Year in Review: Zero Trust

“Trust no one, verify everything.” This is the central tenet of Zero Trust, a security model that was developed by former Forrester analyst John Kindervag back in 2010. Over the last decade, the concept has grown steadily in popularity to become one of the most influential cybersecurity frameworks in the industry. 

The model aims to address a major shortcoming of the traditional perimeter-based security strategy and long-established mainstay of the industry. Defensive strategies that rely on firewalls and user credentials to keep out threats are powerless to stop attackers that covertly gain network access. The same goes for malicious insiders who overstep their credentials’ boundaries. 

Under Zero Trust, users are not considered trustworthy simply because they have legitimate access to the network. Instead, everyone is classed as a potential threat until they can prove otherwise. Every user must pass through additional verification measures such as two-factor authentication before they are granted access to resources.

Building momentum in 2019
Zero Trust has picked up some serious steam in recent years, and 2019 saw strong growth in terms of both awareness and implementation of the model. A report conducted by Cybersecurity Insiders, for example, found that 15 percent of organizations have already enacted a Zero Trust policy, while more than half (59 percent) plan to do so over the next 12 months. Reports also indicate that the global Zero Trust market is currently worth around $15.6 billion.

One of the reasons the model has built up such strong momentum is a high level of support from tech industry heavy hitters such as Google, which has created its own Zero Trust framework called BeyondCorp.

However, Zero Trust also serves as a natural evolution for companies looking to improve their data security maturity. Between the threat of cyber-attacks and increased regulatory burdens, organizations are under tremendous pressure to get their data security and access policies in order. It starts with companies identifying sensitive data on the system, then limiting user access, before finally deploying tools capable of detecting when threat actors attempt to access this data.

These three steps form the ideal platform for implementing Zero Trust. It’s the next logical step for any business that wants to take its commitment to data management and access control to the next level.

Looking ahead to 2020
All signs point to more strong growth for Zero Trust over the next 12 months and beyond. The global Zero Trust market has been projected to grow from the current $15.6 billion to around $28.6 billion by 2024. This represents a huge opportunity for the security industry.

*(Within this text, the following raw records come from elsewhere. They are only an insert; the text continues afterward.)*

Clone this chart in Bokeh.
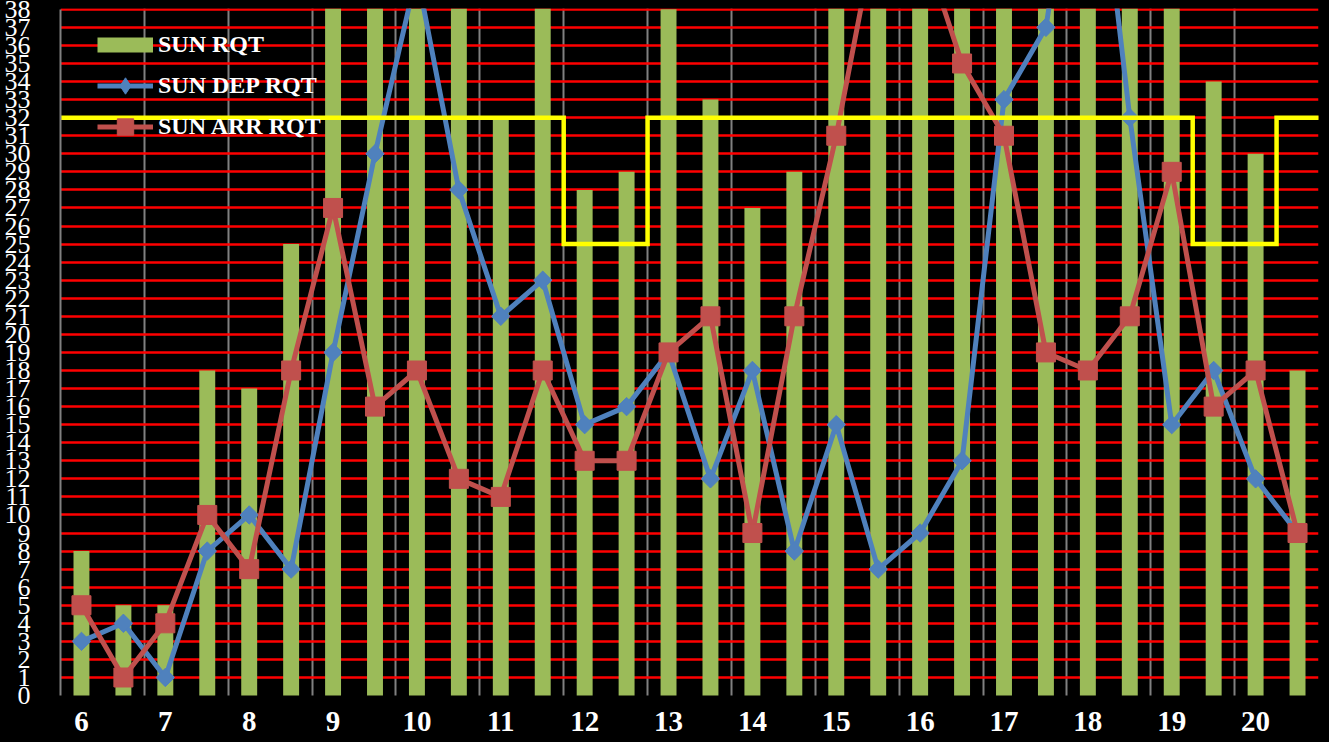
import math
from bokeh.plotting import figure
from bokeh.models import FixedTicker, Legend, LegendItem, ColumnDataSource, BoxAnnotation
from bokeh.embed import file_html
from bokeh.resources import INLINE

# ---- data (half-hour slots) ----
slots = ["6:00", "6:30", "7:00", "7:30", "8:00", "8:30", "9:00", "9:30",
         "10:00", "10:30", "11:00", "11:30", "12:00", "12:30", "13:00", "13:30",
         "14:00", "14:30", "15:00", "15:30", "16:00", "16:30", "17:00", "17:30",
         "18:00", "18:30", "19:00", "19:30", "20:00", "20:30"]
hour_labels = ["6", "7", "8", "9", "10", "11", "12", "13", "14", "15",
               "16", "17", "18", "19", "20"]
sun_rqt = [8, 5, 5, 18, 17, 25, 45, 48, 52, 46, 32, 44, 28, 29, 38, 33,
           27, 29, 42, 45, 50, 48, 55, 52, 50, 48, 46, 34, 30, 18]
sun_dep_rqt = [3, 4, 1, 8, 10, 7, 19, 30, 40, 28, 21, 23, 15, 16, 19, 12,
               18, 8, 15, 7, 9, 13, 33, 37, 52, 32, 15, 18, 12, 9]
sun_arr_rqt = [5, 1, 4, 10, 7, 18, 27, 16, 18, 12, 11, 18, 13, 13, 19, 21,
               9, 21, 31, 43, 42, 35, 31, 19, 18, 21, 29, 16, 18, 9]
capacity = [32] * 12 + [25, 25] + [32] * 13 + [25, 25] + [32]

idx = list(range(len(slots)))
src = ColumnDataSource(dict(x=idx, slot=slots, rqt=sun_rqt, dep=sun_dep_rqt, arr=sun_arr_rqt))

# step path of the capacity limit, built from the capacity list
cap_x, cap_y = [], []
for i, c in enumerate(capacity):
    cap_x += [i - 0.5, i + 0.5]
    cap_y += [c, c]
cap_x[0] -= 0.2
cap_x[-1] += 0.2

GREEN = "#9BBB59"
BLUE = "#4F81BD"
RED = "#C0504D"

Y_TOP = 38.045
Y_BOTTOM = -2.6

p = figure(width=1329, height=742, x_range=(-0.5, 29.5), y_range=(Y_BOTTOM, Y_TOP),
           output_backend="svg", toolbar_location=None,
           background_fill_color="black", border_fill_color="black",
           outline_line_color=None,
           min_border_left=60, min_border_right=11, min_border_top=8, min_border_bottom=0)

# grids
p.xgrid.ticker = FixedTicker(ticks=[-0.5 + 2 * k for k in range(16)])
p.xgrid.grid_line_color = "#808080"
p.xgrid.grid_line_width = 2
p.ygrid.ticker = FixedTicker(ticks=list(range(1, 39)))
p.ygrid.grid_line_color = "#FF0000"
p.ygrid.grid_line_width = 2.5

# black band below the zero line (keeps the category area clean)
p.add_layout(BoxAnnotation(top=0, fill_color="black", fill_alpha=1.0,
                           line_color=None, level="underlay"))

# axes
p.xaxis.ticker = FixedTicker(ticks=list(range(0, 30, 2)))
p.xaxis.major_label_overrides = {2 * i: lab for i, lab in enumerate(hour_labels)}
p.xaxis.axis_line_color = None
p.xaxis.major_tick_line_color = None
p.xaxis.minor_tick_line_color = None
p.xaxis.major_label_text_color = "white"
p.xaxis.major_label_text_font = "Liberation Serif"
p.xaxis.major_label_text_font_style = "bold"
p.xaxis.major_label_text_font_size = "29px"
p.xaxis.major_label_standoff = -37

p.yaxis.ticker = FixedTicker(ticks=list(range(0, 39)))
p.yaxis.bounds = (0, 38)
p.yaxis.axis_line_color = "#808080"
p.yaxis.axis_line_width = 2
p.yaxis.major_tick_line_color = None
p.yaxis.minor_tick_line_color = None
p.yaxis.major_label_text_color = "white"
p.yaxis.major_label_text_font = "Liberation Serif"
p.yaxis.major_label_text_font_size = "26px"
p.yaxis.major_label_standoff = 24

# series
p.vbar(x="x", top="rqt", width=0.38, source=src, fill_color=GREEN, line_color=None)
p.line("x", "dep", source=src, line_color=BLUE, line_width=5)
p.scatter("x", "dep", source=src, marker="square", angle=math.pi / 4, size=13,
          fill_color=BLUE, line_color=BLUE)
p.line("x", "arr", source=src, line_color=RED, line_width=5)
p.scatter("x", "arr", source=src, marker="square", size=19, fill_color=RED, line_color=RED)
p.line(cap_x, cap_y, line_color="#FFFF00", line_width=4.5, line_join="miter")

# legend proxies (placed outside the visible range, only the legend shows them)
off = [-50, -49]
lg_bar = p.line(x=off, y=off, line_color=GREEN, line_width=15)
lg_dep_l = p.line(x=off, y=off, line_color=BLUE, line_width=5)
lg_dep_m = p.scatter(x=off, y=off, marker="diamond", fill_color=BLUE, line_color=BLUE)
lg_arr_l = p.line(x=off, y=off, line_color=RED, line_width=5)
lg_arr_m = p.scatter(x=off, y=off, marker="square", fill_color=RED, line_color=RED)

legend = Legend(items=[LegendItem(label="SUN RQT", renderers=[lg_bar]),
                       LegendItem(label="SUN DEP RQT", renderers=[lg_dep_l, lg_dep_m]),
                       LegendItem(label="SUN ARR RQT", renderers=[lg_arr_l, lg_arr_m])],
                location=(37, 595), glyph_width=56, glyph_height=41, label_height=41,
                spacing=0, padding=0, margin=0, label_standoff=5,
                label_text_font="Liberation Serif", label_text_font_style="bold",
                label_text_font_size="24px", label_text_color="white",
                background_fill_alpha=0, border_line_color=None)
p.add_layout(legend)

html = file_html(p, INLINE)
html = html.replace("</head>",
                    "<style>html, body { background: #000000; margin: 0; padding: 0; }</style></head>", 1)
open("out.html", "w").write(html)
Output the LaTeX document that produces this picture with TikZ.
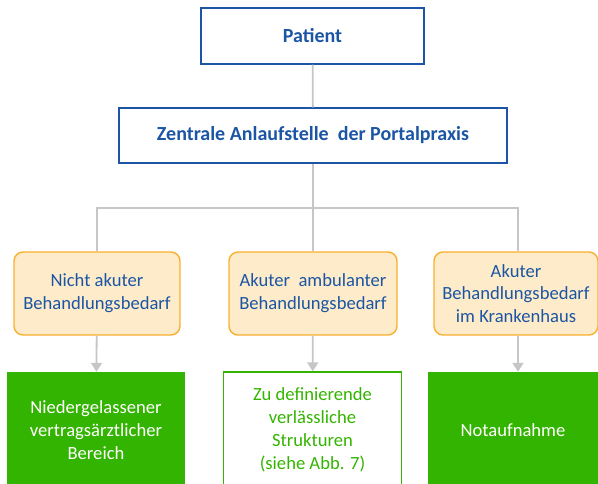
\documentclass[tikz,border=0pt]{standalone}
\usepackage{fontspec}
\setmainfont{Carlito}
\usetikzlibrary{arrows.meta,positioning}
\definecolor{portalblue}{HTML}{1B55A3}
\definecolor{needfill}{HTML}{FEEBC9}
\definecolor{needline}{HTML}{F8B02E}
\definecolor{caregreen}{HTML}{33B400}
\definecolor{linkgray}{HTML}{C6C6C6}
\begin{document}
\begin{tikzpicture}[x=1pt,y=-1pt]
\tikzset{every node/.style={align=center,font=\fontsize{18.6}{22.8}\selectfont}}
\tikzset{entry/.style={draw=portalblue,line width=1.4pt,text=portalblue,font=\fontsize{20}{24}\selectfont\bfseries}}
\tikzset{need/.style={draw=needline,fill=needfill,line width=1.4pt,rounded corners=9pt,text=portalblue,minimum height=83pt}}
\tikzset{care/.style={fill=caregreen,text=white,minimum height=116pt}}
\tikzset{careopen/.style={draw=caregreen,line width=1.2pt,text=caregreen,minimum height=116pt}}
\tikzset{link/.style={draw=linkgray,line width=1.8pt}}
\tikzset{flow/.style={link,-{Triangle[width=11pt,length=9pt]}}}
\useasboundingbox (0,0) rectangle (598,484);
\node[entry,minimum width=223pt,minimum height=56pt] (patient) at (312.5,36) {Patient};
\node[entry,minimum width=388pt,minimum height=55pt] (portal) at (313,135.5)
{Zentrale Anlaufstelle\ \ der Portalpraxis};
\node[need,minimum width=166pt] (nonacute) at (97,293.5) {Nicht akuter\\Behandlungsbedarf};
\node[need,minimum width=168pt] (ambulant) at (313,293.5) {Akuter\ \ ambulanter\\Behandlungsbedarf};
\node[need,minimum width=164pt] (hospital) at (516,293.5) {Akuter\\Behandlungsbedarf\\im Krankenhaus};
\node[care,minimum width=178pt] (practice) at (96,430) {Niedergelassener\\vertragsärztlicher\\Bereich};
\node[careopen,minimum width=178pt] (structures) at (312.5,430)
{Zu definierende\\verlässliche\\Strukturen\\(siehe Abb. 7)};
\node[care,minimum width=170pt] (emergency) at (513,430) {Notaufnahme};
\coordinate (split) at (313,208);
\draw[link] (patient) -- (portal);
\draw[link] (portal) -- (split);
\draw[link] (split) -| (nonacute.north);
\draw[link] (split) -- (ambulant.north);
\draw[link] (split) -| (hospital.north -| 518,0);
\draw[flow] (nonacute) -- (practice);
\draw[flow] (ambulant) -- (structures);
\draw[flow] (hospital.south -| 518,0) -- (emergency.north -| 518,0);
\end{tikzpicture}
\end{document}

Multiple factors are fueling this growth. Credential theft continues to be one of the mainstays of cyber-attacks, so the additional verification and authentication steps advocated under Zero Trust are critical. Adherences to a Zero Trust framework is also an effective way of combating insider threats. Stronger controls around system access and will naturally prevent users from accessing files outside of their purview, while better oversight into user activity will make it easier to spot privileged users that are abusing their access rights.

Zero Trust also continues to see a high level of promotion and endorsement from tech and security leaders. The National Cyber Security Centre (NCSC), for example, recently published its own Zero Trust Architecture (ZTA) design principles on GitHub to help guide organizations that are looking to implement the framework. For those companies looking to join the migration to Zero Trust in 2020, the three biggest priorities are:

  • Obtain a clear picture of permissions and folder structures
  • Classify sensitive data on the system
  • Implement effective monitoring for key areas such as file access, Active Directory, and email activity. 

Achieving these milestones will not only mean a company is ideally positioned to start implementing a Zero Trust model but will immediately deliver improved protection from both external and insider threats.